* [Stated problem]
Every line from the start of the entries up to and including the one bearing "ratio = [8.6, 5.4, 2.9, 2.97, 2.5, 3.2, 2.83, 2.7]" must be printed verbatim, without the pictures.

* [Records for this exercise]

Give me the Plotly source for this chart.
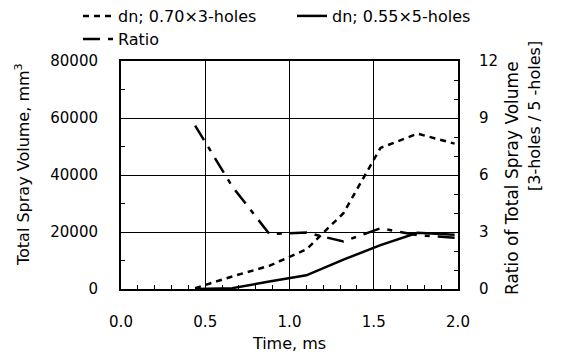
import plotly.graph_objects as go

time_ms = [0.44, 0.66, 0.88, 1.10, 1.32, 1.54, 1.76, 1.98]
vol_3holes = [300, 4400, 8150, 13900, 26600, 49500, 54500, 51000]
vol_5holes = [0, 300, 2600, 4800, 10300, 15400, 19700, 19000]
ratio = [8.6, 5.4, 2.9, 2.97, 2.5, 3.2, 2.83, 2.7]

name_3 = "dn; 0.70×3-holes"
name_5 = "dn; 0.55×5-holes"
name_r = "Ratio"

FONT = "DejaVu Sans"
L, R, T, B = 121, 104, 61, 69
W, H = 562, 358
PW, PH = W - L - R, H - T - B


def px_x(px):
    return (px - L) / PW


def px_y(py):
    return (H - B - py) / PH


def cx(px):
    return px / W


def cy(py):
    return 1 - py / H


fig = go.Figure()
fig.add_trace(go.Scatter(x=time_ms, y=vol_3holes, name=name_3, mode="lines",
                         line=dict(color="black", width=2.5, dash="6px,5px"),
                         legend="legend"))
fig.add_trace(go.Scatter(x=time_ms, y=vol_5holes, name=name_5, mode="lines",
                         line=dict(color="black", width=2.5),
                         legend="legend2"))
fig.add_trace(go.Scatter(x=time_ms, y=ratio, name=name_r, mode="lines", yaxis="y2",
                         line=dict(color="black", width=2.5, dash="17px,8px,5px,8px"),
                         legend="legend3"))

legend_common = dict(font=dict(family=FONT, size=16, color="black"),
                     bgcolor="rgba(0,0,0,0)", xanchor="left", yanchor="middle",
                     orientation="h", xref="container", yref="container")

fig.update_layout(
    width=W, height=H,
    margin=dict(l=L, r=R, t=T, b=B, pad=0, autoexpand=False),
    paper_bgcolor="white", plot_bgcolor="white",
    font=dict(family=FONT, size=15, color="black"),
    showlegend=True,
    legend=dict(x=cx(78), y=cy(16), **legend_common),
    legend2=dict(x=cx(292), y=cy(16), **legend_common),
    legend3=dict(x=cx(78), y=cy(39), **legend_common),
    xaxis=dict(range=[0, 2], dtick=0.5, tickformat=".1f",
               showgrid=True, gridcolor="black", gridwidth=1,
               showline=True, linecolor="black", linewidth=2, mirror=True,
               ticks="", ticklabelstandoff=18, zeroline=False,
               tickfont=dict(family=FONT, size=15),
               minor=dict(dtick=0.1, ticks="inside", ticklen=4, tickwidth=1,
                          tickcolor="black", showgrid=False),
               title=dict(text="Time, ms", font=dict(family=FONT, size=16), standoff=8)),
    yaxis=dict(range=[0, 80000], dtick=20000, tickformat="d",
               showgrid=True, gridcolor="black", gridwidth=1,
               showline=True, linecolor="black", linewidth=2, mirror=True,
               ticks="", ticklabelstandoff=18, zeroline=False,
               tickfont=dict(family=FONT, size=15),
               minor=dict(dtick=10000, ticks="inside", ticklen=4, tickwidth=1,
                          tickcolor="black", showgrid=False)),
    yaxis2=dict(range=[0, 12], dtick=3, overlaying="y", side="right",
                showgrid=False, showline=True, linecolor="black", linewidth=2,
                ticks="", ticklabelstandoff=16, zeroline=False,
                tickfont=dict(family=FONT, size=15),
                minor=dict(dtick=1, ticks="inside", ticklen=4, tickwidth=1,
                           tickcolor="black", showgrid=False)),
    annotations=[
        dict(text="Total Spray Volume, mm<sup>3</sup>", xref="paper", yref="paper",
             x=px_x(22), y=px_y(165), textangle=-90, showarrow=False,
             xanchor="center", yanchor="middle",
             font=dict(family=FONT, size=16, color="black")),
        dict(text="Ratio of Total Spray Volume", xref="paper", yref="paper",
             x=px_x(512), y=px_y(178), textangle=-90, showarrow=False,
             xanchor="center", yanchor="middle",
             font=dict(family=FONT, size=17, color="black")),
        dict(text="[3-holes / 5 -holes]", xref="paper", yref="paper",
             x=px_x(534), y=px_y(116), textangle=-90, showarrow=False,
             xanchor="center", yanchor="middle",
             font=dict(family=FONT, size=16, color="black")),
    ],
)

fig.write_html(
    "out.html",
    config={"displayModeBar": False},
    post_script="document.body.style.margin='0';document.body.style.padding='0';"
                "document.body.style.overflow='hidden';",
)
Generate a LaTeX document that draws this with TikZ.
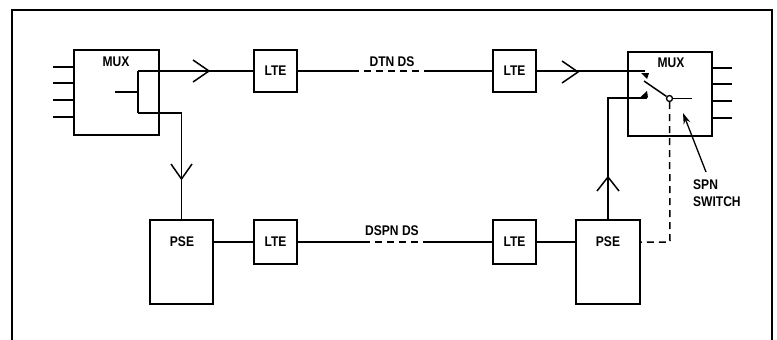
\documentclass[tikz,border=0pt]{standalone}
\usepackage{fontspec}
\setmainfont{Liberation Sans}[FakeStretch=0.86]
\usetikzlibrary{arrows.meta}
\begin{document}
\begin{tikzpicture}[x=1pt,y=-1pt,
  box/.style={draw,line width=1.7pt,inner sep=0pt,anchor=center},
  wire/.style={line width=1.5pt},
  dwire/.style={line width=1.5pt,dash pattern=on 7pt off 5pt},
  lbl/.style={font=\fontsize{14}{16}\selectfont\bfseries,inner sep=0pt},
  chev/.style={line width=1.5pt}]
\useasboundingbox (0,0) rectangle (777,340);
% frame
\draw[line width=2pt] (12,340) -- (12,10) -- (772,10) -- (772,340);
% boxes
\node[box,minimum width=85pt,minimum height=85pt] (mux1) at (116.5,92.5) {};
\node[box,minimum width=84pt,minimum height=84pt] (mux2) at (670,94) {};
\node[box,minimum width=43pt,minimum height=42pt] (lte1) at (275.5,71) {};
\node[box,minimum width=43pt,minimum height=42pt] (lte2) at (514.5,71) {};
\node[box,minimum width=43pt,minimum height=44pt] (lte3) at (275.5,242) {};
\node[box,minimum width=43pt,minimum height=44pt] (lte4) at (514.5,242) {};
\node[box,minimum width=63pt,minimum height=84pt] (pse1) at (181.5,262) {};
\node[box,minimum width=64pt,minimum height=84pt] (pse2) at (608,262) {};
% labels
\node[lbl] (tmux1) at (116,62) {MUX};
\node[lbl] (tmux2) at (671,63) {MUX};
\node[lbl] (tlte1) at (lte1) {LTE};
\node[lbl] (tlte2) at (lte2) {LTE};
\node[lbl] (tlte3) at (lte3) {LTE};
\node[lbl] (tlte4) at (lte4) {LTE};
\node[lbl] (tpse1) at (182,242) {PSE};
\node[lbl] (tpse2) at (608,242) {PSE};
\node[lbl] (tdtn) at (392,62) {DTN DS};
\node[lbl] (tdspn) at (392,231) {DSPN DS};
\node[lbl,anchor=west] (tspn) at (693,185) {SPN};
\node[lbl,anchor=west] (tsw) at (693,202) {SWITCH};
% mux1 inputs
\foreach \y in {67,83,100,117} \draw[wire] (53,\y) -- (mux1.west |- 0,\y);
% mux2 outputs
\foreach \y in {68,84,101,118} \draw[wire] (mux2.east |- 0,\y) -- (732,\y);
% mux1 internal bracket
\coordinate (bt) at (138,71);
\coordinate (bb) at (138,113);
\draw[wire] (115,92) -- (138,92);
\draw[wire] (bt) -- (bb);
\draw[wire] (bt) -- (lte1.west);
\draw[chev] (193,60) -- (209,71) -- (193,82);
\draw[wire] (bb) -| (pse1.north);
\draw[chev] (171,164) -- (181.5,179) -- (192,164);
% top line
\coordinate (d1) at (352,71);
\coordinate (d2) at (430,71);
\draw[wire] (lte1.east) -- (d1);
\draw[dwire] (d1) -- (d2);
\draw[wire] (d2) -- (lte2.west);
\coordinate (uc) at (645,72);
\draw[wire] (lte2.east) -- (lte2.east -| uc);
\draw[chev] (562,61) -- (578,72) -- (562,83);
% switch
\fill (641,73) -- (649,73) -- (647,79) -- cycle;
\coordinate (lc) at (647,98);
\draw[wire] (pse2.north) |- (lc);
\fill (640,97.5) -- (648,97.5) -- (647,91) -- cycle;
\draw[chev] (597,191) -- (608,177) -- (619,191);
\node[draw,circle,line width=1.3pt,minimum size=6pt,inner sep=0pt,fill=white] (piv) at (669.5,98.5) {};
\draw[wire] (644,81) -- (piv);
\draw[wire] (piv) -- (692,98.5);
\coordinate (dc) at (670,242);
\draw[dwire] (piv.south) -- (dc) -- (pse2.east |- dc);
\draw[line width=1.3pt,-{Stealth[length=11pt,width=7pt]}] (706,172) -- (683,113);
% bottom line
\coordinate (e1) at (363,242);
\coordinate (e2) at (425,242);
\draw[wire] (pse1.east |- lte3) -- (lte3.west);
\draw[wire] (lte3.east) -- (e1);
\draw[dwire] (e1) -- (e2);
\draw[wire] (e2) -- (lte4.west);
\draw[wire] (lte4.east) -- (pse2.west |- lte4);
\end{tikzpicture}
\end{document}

* [Result below]
Give me the Plotly source for this chart.
import plotly.graph_objects as go

time_ms = [0.44, 0.66, 0.88, 1.10, 1.32, 1.54, 1.76, 1.98]
vol_3holes = [300, 4400, 8150, 13900, 26600, 49500, 54500, 51000]
vol_5holes = [0, 300, 2600, 4800, 10300, 15400, 19700, 19000]
ratio = [8.6, 5.4, 2.9, 2.97, 2.5, 3.2, 2.83, 2.7]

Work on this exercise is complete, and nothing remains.